Search the material for the word "with" and copy each line that holds it.

* Begin *

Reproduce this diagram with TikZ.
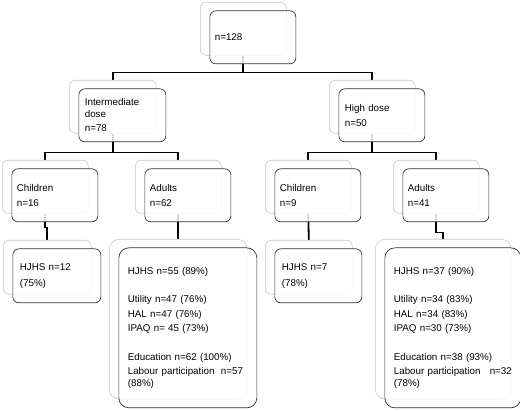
\documentclass[tikz,border=0pt]{standalone}
\usepackage{fontspec}
\setmainfont{Liberation Sans}
\usetikzlibrary{backgrounds}

\tikzset{
  backbox/.style={draw=black!22, line width=.6pt, fill=white, rounded corners=6pt, inner sep=0pt, anchor=north west},
  frontbox/.style={draw=black!80, line width=.7pt, fill=white, fill opacity=.85, text opacity=1, rounded corners=6pt,
    anchor=north west, align=left, inner ysep=0pt, font=\fontsize{9.8}{11.5}\selectfont},
  link/.style={line width=1.8pt, black},
}

% #2 name, #3/#4 top left of the shadow box, #5/#6 size, #7 text padding
\newcommand{\stack}[8][]{%
  \pgfmathsetmacro\tw{#5-2*#7}%
  \node[backbox,#1,minimum width=#5pt,minimum height=#6pt] (#2) at (#3,#4) {};
  \node[frontbox,#1,minimum width=#5pt,minimum height=#6pt,inner xsep=#7pt,text width=\tw pt]
    (#2f) at ([shift={(9.5pt,-8.5pt)}]#2.north west) {#8};
}

\begin{document}
\begin{tikzpicture}[x=1pt,y=-1pt]
\useasboundingbox (0,0) rectangle (520,411);

\stack{all}{200}{2}{86}{53}{5}{n=128}
\stack{inter}{69}{80}{87}{53}{6}{Intermediate\\ dose\\[3pt] n=78}
\stack{high}{329}{80}{86}{53}{6}{High dose\\[3pt] n=50}

\stack{ich}{2}{160}{86}{53}{5}{Children\\[3pt] n=16}
\stack{iad}{135}{160}{86}{53}{5}{Adults\\[3pt] n=62}
\stack{hch}{265}{160}{86}{53}{5}{Children\\[3pt] n=9}
\stack{had}{393}{160}{86}{53}{5}{Adults\\[3pt] n=41}

\stack{ichr}{3}{240}{88}{54}{7}{HJHS n=12\\[4pt] (75\%)}
\stack[rounded corners=10pt]{iadr}{109}{239}{138}{160}{9}{HJHS n=55 (89\%)\\[17pt]
  Utility n=47 (76\%)\\[3pt] HAL n=47 (76\%)\\[3pt] IPAQ n= 45 (73\%)\\[17pt]
  Education n=62 (100\%)\\[3pt] Labour participation\ \ n=57\\ (88\%)}
\stack{hchr}{265}{240}{87}{54}{7}{HJHS n=7\\[4pt] (78\%)}
\stack[rounded corners=10pt]{hadr}{375}{239}{136}{160}{9}{HJHS n=37 (90\%)\\[17pt]
  Utility n=34 (83\%)\\[3pt] HAL n=34 (83\%)\\[3pt] IPAQ n=30 (73\%)\\[17pt]
  Education n=38 (93\%)\\[3pt] Labour participation\hfill n=32\\ (78\%)}

\begin{scope}[on background layer]
\draw[link] (all.south) -- ++(0,-17pt) -| (inter.north);
\draw[link] (all.south) -- ++(0,-17pt) -| (high.north);
\draw[link] (inter.south) -- ++(0,-19pt) -| (ich.north);
\draw[link] (inter.south) -- ++(0,-19pt) -| (iad.north);
\draw[link] (high.south) -- ++(0,-19pt) -| (hch.north);
\draw[link] (high.south) -- ++(0,-19pt) -| (had.north);
\draw[link] (ich.south) -- ++(0,-14pt) -| (ichr.north);
\draw[link] (iad.south) -- (iadr.north);
\draw[link] (hch.south) -- (hchr.north);
\draw[link] (had.south) -- ++(0,-19pt) -| (hadr.north);
\end{scope}
\end{tikzpicture}
\end{document}
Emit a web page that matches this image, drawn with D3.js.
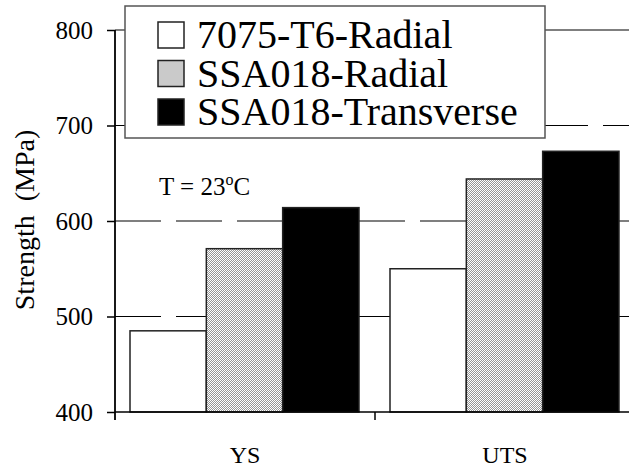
<!DOCTYPE html>
<html>
<head>
<meta charset="utf-8">
<script src="https://cdn.jsdelivr.net/npm/d3@7"></script>
<style>
  html, body { margin: 0; padding: 0; background: #fff; }
  svg { display: block; }
  svg text { font-family: "Liberation Serif", "Times New Roman", "DejaVu Serif", serif; fill: #000; }
</style>
</head>
<body>
<svg id="chart" width="629" height="470"></svg>
<script>
const categories = ["YS", "UTS"];
const seriesNames = ["7075-T6-Radial", "SSA018-Radial", "SSA018-Transverse"];
const values7075 = [485, 550];
const valuesSSARadial = [571, 644];
const valuesSSATransverse = [614, 673];
const yTicks = [400, 500, 600, 700, 800];
const annotation = "T = 23";

const FONT = "'Liberation Serif', 'Times New Roman', serif";
const seriesValues = [values7075, valuesSSARadial, valuesSSATransverse];
const fills = ["#ffffff", "url(#dots)", "#000000"];

const svg = d3.select("#chart");
const defs = svg.append("defs");
const pat = defs.append("pattern").attr("id", "dots")
  .attr("patternUnits", "userSpaceOnUse").attr("width", 2).attr("height", 2);
pat.append("rect").attr("width", 2).attr("height", 2).attr("fill", "#ffffff");
pat.append("rect").attr("x", 0).attr("y", 0).attr("width", 1).attr("height", 1).attr("fill", "#959595");
pat.append("rect").attr("x", 1).attr("y", 1).attr("width", 1).attr("height", 1).attr("fill", "#959595");

const x0 = d3.scaleBand().domain(categories).range([115, 635]).paddingInner(0).paddingOuter(0);
const x1 = d3.scaleBand().domain(seriesNames).range([15, 244]).padding(0);
const y = d3.scaleLinear().domain([400, 800]).range([412, 30]);

// gridlines
svg.append("g").selectAll("line").data(yTicks.filter(t => t > 400 && t < 800)).join("line")
  .attr("x1", 115).attr("x2", 640)
  .attr("y1", d => y(d)).attr("y2", d => y(d))
  .attr("stroke", "#000").attr("stroke-width", 1.2)
  .attr("stroke-dasharray", "46,15");
// top frame line
svg.append("line").attr("x1", 115).attr("x2", 640).attr("y1", y(800)).attr("y2", y(800))
  .attr("stroke", "#000").attr("stroke-width", 1.2);

// bars
const groups = svg.append("g").selectAll("g").data(categories).join("g")
  .attr("transform", d => `translate(${x0(d)},0)`);
groups.selectAll("rect").data((c, ci) => seriesNames.map((s, si) => ({ s, si, v: seriesValues[si][ci] })))
  .join("rect")
  .attr("x", d => x1(d.s))
  .attr("width", x1.bandwidth())
  .attr("y", d => y(d.v))
  .attr("height", d => y(400) - y(d.v))
  .attr("fill", d => fills[d.si])
  .attr("stroke", "#222").attr("stroke-width", 1.5);

// y axis
const yAxis = d3.axisLeft(y).tickValues(yTicks).tickSize(8).tickPadding(14).tickFormat(d3.format("d"));
const gy = svg.append("g").attr("transform", "translate(115,0)").call(yAxis)
  .attr("font-family", FONT);
gy.select(".domain").remove();
gy.selectAll(".tick line").attr("stroke", "#000").attr("stroke-width", 1.5);
gy.selectAll(".tick text").attr("font-size", 25).attr("font-family", FONT);
svg.append("line").attr("x1", 115).attr("x2", 115).attr("y1", y(800)).attr("y2", y(400) + 8)
  .attr("stroke", "#000").attr("stroke-width", 1.8);

// x axis
const xAxis = d3.axisBottom(x0).tickSize(0).tickPadding(0);
const gx = svg.append("g").attr("transform", `translate(0,${y(400)})`).call(xAxis)
  .attr("font-family", FONT);
gx.select(".domain").remove();
gx.selectAll(".tick text").attr("font-size", 24).attr("font-family", FONT)
  .attr("dy", null).attr("y", 51);
svg.append("line").attr("x1", 115).attr("x2", 640).attr("y1", y(400)).attr("y2", y(400))
  .attr("stroke", "#000").attr("stroke-width", 1.5);
svg.append("g").selectAll("line").data(categories.slice(1)).join("line")
  .attr("x1", d => x0(d)).attr("x2", d => x0(d))
  .attr("y1", y(400)).attr("y2", y(400) + 8)
  .attr("stroke", "#000").attr("stroke-width", 1.5);

// y label
svg.append("text")
  .attr("transform", `translate(34,220) rotate(-90)`)
  .attr("text-anchor", "middle")
  .attr("font-family", FONT)
  .attr("font-size", 28)
  .attr("xml:space", "preserve")
  .style("white-space", "pre")
  .text("Strength  (MPa)");

// annotation
const ann = svg.append("text").attr("x", 159).attr("y", 195).attr("font-size", 25).attr("font-family", FONT);
ann.append("tspan").text(annotation);
ann.append("tspan").attr("dy", -10).attr("font-size", 16).text("o");
ann.append("tspan").attr("dy", 10).text("C");

// legend
const lg = svg.append("g");
lg.append("rect").attr("x", 125).attr("y", 6).attr("width", 420).attr("height", 132)
  .attr("fill", "#fff").attr("stroke", "#555").attr("stroke-width", 1.5);
const rows = lg.selectAll("g").data(seriesNames).join("g")
  .attr("transform", (d, i) => `translate(158,${22 + i * 38.5})`);
rows.append("rect").attr("width", 26).attr("height", 26)
  .attr("fill", (d, i) => fills[i]).attr("stroke", "#222").attr("stroke-width", 1.5);
rows.append("text").attr("x", 39).attr("y", 26).attr("font-size", 40).attr("font-family", FONT).text(d => d);
</script>
</body>
</html>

* End *

_Task result_
Reproduce this diagram with TikZ.
Emit a web page that matches this image, drawn with D3.js.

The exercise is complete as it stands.